Written problem: Write out the records below from the first line through the line containing "from matplotlib.patches import PathPatch", leaving out any pictures.

# START OF Exercise input

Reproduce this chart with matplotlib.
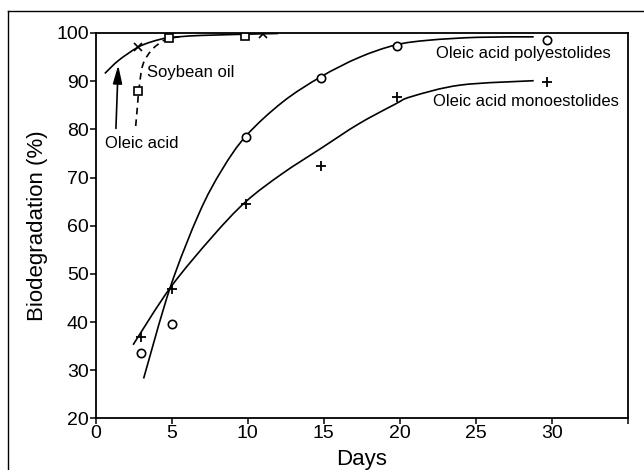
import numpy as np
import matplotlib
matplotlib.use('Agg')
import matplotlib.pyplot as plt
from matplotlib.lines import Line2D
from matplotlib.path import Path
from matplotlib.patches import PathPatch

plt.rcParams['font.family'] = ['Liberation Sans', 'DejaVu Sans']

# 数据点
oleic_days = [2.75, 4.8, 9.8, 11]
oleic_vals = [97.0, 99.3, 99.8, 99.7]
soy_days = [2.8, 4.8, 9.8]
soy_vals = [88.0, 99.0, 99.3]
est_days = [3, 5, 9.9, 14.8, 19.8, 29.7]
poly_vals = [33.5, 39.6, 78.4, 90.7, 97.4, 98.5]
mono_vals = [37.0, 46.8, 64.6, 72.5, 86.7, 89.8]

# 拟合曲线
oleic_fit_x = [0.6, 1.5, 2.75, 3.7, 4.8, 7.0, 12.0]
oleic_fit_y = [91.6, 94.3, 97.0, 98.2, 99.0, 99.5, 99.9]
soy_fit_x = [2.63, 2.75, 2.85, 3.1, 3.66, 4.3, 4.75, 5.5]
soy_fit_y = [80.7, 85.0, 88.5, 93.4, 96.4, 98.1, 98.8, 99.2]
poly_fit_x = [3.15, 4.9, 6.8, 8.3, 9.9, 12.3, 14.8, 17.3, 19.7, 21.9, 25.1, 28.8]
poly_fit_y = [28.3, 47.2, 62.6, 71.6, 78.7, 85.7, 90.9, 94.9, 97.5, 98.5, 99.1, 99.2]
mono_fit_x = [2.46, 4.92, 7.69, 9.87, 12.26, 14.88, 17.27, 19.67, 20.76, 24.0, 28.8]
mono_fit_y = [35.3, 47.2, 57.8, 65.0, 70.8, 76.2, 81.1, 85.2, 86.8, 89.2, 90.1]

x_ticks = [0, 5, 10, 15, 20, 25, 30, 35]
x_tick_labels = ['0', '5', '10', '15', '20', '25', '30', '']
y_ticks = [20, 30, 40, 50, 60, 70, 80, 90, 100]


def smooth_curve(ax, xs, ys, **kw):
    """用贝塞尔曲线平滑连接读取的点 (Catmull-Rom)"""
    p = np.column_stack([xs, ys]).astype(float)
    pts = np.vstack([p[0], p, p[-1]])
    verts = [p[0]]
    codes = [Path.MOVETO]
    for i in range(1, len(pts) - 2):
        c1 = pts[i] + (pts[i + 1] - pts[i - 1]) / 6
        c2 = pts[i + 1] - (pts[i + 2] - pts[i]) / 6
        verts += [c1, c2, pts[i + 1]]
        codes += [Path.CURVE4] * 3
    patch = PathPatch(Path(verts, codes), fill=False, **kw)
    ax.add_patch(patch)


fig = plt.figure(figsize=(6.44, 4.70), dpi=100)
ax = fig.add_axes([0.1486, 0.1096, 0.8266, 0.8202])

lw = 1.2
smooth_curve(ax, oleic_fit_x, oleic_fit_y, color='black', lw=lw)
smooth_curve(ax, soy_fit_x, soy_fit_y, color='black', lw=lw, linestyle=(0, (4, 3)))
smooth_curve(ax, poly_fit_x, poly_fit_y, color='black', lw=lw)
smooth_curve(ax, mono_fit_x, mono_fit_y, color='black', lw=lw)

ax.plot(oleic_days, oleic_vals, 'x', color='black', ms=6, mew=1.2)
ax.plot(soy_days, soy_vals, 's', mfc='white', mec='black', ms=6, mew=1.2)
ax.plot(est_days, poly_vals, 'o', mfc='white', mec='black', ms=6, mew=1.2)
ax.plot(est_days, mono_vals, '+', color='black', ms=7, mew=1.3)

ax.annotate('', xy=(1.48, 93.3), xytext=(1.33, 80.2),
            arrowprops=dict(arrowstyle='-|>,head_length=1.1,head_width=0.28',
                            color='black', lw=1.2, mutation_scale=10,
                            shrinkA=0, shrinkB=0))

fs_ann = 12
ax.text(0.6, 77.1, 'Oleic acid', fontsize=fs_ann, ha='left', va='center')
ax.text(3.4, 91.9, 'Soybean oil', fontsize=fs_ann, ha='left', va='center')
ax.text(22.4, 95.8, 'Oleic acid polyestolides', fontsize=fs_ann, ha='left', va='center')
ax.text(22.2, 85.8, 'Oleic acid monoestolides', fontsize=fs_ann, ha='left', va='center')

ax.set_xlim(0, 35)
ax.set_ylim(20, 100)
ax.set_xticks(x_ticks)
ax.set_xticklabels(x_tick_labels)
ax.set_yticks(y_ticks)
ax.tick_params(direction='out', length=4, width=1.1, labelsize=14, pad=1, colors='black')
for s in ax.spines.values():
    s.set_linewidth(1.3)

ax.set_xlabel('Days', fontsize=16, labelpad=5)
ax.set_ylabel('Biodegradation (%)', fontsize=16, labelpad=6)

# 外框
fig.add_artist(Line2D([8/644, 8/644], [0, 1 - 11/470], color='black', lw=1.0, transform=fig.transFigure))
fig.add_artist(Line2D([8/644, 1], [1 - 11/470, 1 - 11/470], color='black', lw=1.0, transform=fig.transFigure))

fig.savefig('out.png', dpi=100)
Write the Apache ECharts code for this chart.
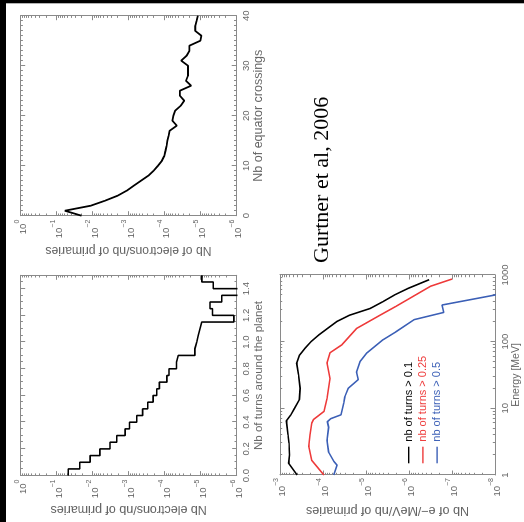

# END OF Exercise input

Exercise solution:
Reproduce this chart with matplotlib.
import numpy as np
import matplotlib
matplotlib.use('Agg')
import matplotlib.pyplot as plt
from matplotlib.lines import Line2D
from matplotlib.path import Path
from matplotlib.patches import PathPatch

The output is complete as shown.